Indeed, as C. S. Lewis pointed out, he was tempted far worse than we ever are, because we only go so long and then we break; he never broke. Satan hit him with everything he had, and Jesus took it all and stood fast under suffering far greater than anything we could survive. Of course, he didn’t survive it, for his victory required him to accept suffering to the point of death, and beyond—and he accepted that suffering, and so won that victory, for us. He did it to pay the penalty for our sin, which was beyond all our resources and abilities put together to pay; he did it to set us free from our slavery to sin and bring us out from under the dominance of death, which together were a bondage we could never have escaped, no matter how hard we might try.
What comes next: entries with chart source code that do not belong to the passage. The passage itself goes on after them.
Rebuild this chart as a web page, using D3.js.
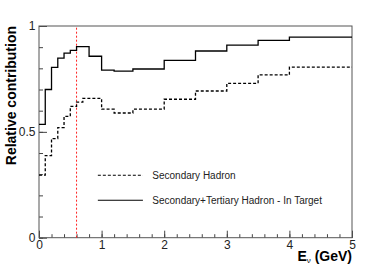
<!DOCTYPE html>
<html>

<head>
    <meta charset="utf-8">
    <style>
        body {
            margin: 0;
            background: white;
        }

        svg {
            font-family: 'Liberation Sans', Arial, sans-serif;
        }

        .axis .domain {
            display: none;
        }

        .axis .tick line {
            stroke: #444;
        }

        .axis .tick text {
            font-size: 12px;
            fill: #222;
        }
    </style>
</head>

<body>
    <svg width="391" height="265"></svg>
</body>

<script src="https://d3js.org/d3.v7.min.js"></script>

<script>
    // bin edges in GeV (variable binning), shared by both histograms
    let binEdges = [0, 0.1, 0.2, 0.3, 0.4, 0.5, 0.6, 0.7, 0.8, 0.9, 1.0, 1.2, 1.5, 2.0, 2.5, 3.0, 3.5, 4.0, 5.0]

    // one value per bin
    let secondary = [0.296, 0.388, 0.468, 0.52, 0.573, 0.62, 0.64, 0.658, 0.658, 0.658, 0.607, 0.589, 0.607, 0.654, 0.693, 0.729, 0.769, 0.806]
    let secTertInTarget = [0.535, 0.70, 0.805, 0.848, 0.872, 0.885, 0.903, 0.903, 0.857, 0.857, 0.792, 0.787, 0.797, 0.838, 0.882, 0.91, 0.932, 0.947]

    let legendLabels = ["Secondary Hadron", "Secondary+Tertiary Hadron - In Target"]

    let xMajorTicks = [0, 1, 2, 3, 4, 5]
    let xMinorTicks = d3.range(0, 26).map(i => i / 5)
    let yMajorTicks = [0, 0.5, 1]
    let yMinorTicks = d3.range(0, 11).map(i => i / 10)

    let cutEnergy = 0.6 // red marker line

    let width = 391
    let height = 265
    let margin = { top: 26, right: 39, bottom: 27.3, left: 39 }

    let svg = d3.select("svg")

    let x = d3.scaleLinear()
        .domain([0, 5])
        .range([margin.left, width - margin.right])

    let y = d3.scaleLinear()
        .domain([0, 1])
        .range([height - margin.bottom, margin.top])

    // minor ticks first, majors on top
    svg.append("g")
        .attr("class", "x axis minor")
        .attr("transform", `translate(0,${y(0)})`)
        .call(d3.axisBottom(x).tickValues(xMinorTicks).tickSize(-3.5).tickFormat(""))

    svg.append("g")
        .attr("class", "x axis")
        .attr("transform", `translate(0,${y(0)})`)
        .call(d3.axisBottom(x).tickValues(xMajorTicks).tickSize(-7).tickPadding(3).tickFormat(d3.format("~g")))

    svg.append("g")
        .attr("class", "y axis minor")
        .attr("transform", `translate(${x(0)},0)`)
        .call(d3.axisLeft(y).tickValues(yMinorTicks).tickSize(-4).tickFormat(""))

    svg.append("g")
        .attr("class", "y axis")
        .attr("transform", `translate(${x(0)},0)`)
        .call(d3.axisLeft(y).tickValues(yMajorTicks).tickSize(-8).tickPadding(3.5).tickFormat(d3.format("~g")))

    // frame
    svg.append("rect")
        .attr("x", x(0))
        .attr("y", y(1))
        .attr("width", x(5) - x(0))
        .attr("height", y(0) - y(1))
        .style("fill", "none")
        .style("stroke", "#555")
        .style("stroke-width", "1px")

    // red dashed line at 0.6 GeV
    svg.append("line")
        .attr("x1", x(cutEnergy))
        .attr("x2", x(cutEnergy))
        .attr("y1", y(0))
        .attr("y2", y(1))
        .style("stroke", "#f22")
        .style("stroke-width", "1px")
        .style("stroke-dasharray", "2,2")

    // step histograms
    function steps(values) {
        let pts = values.map((v, i) => ({ e: binEdges[i], v: v }))
        pts.push({ e: binEdges[binEdges.length - 1], v: values[values.length - 1] })
        return pts
    }

    let line = d3.line()
        .x(d => x(d.e))
        .y(d => y(d.v))
        .curve(d3.curveStepAfter)

    let series = [
        { name: legendLabels[0], values: secondary, dash: "3,2" },
        { name: legendLabels[1], values: secTertInTarget, dash: null }
    ]

    svg.append("g")
        .selectAll("path")
        .data(series)
        .join("path")
        .attr("d", d => line(steps(d.values)))
        .style("fill", "none")
        .style("stroke", "#000")
        .style("stroke-width", "1.3px")
        .style("stroke-dasharray", d => d.dash)

    // legend
    let legend = svg.append("g")
        .selectAll("g")
        .data(series)
        .join("g")
        .attr("transform", (d, i) => `translate(${x(0.94)},${y(0.295) + i * 25})`)

    legend.append("line")
        .attr("x1", 0)
        .attr("x2", x(1.66) - x(0.94))
        .style("stroke", "#000")
        .style("stroke-width", "1.2px")
        .style("stroke-dasharray", d => d.dash)

    legend.append("text")
        .attr("x", x(1.81) - x(0.94))
        .attr("dy", "0.35em")
        .style("font-size", "10px")
        .style("fill", "#222")
        .text(d => d.name)

    // axis titles
    svg.append("text")
        .attr("transform", `translate(16,${y(1)}) rotate(-90)`)
        .attr("text-anchor", "end")
        .style("font-size", "14px")
        .style("font-weight", "bold")
        .text("Relative contribution")

    let xTitle = svg.append("text")
        .attr("x", x(5))
        .attr("y", 260.5)
        .attr("text-anchor", "end")
        .style("font-size", "14px")
        .style("font-weight", "bold")

    xTitle.append("tspan").text("E")
    xTitle.append("tspan")
        .attr("dy", 2)
        .style("font-size", "8px")
        .style("font-weight", "normal")
        .text("ν")
    xTitle.append("tspan")
        .attr("dy", -2)
        .text(" (GeV)")
</script>

</html>
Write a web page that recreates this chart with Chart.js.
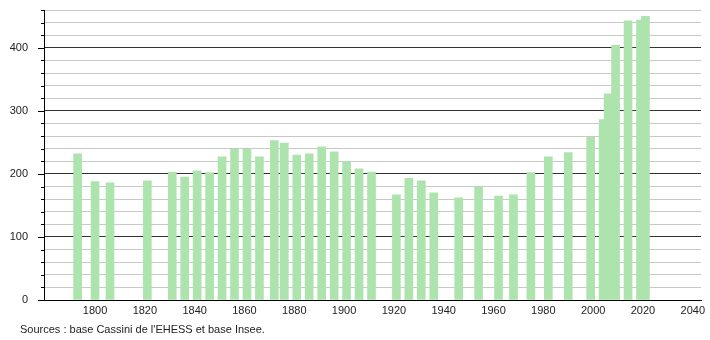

The voices of shame and condemnation roar through our culture and scream in our ears, but as loud as they may be now, they will not have the last word. Jesus shattered their power by his death and resurrection, and now and forever, the cross has the final word. This is the victory he won; this is how he won it; this is the Jesus we see, and no other.
And this is the one we follow, and the one to whom (and in whom) each of us belongs. We have been made to belong to the one who gave everything to belong with us. Whatever we face, whatever we suffer, whatever we struggle with, he knows. He understands. He’s been there. He still is. He’s with us now. This is the goodness of God.
[1] Proverbs 23:16 (ESV), alt; 2 Corinthians 6:12 (ESV), alt.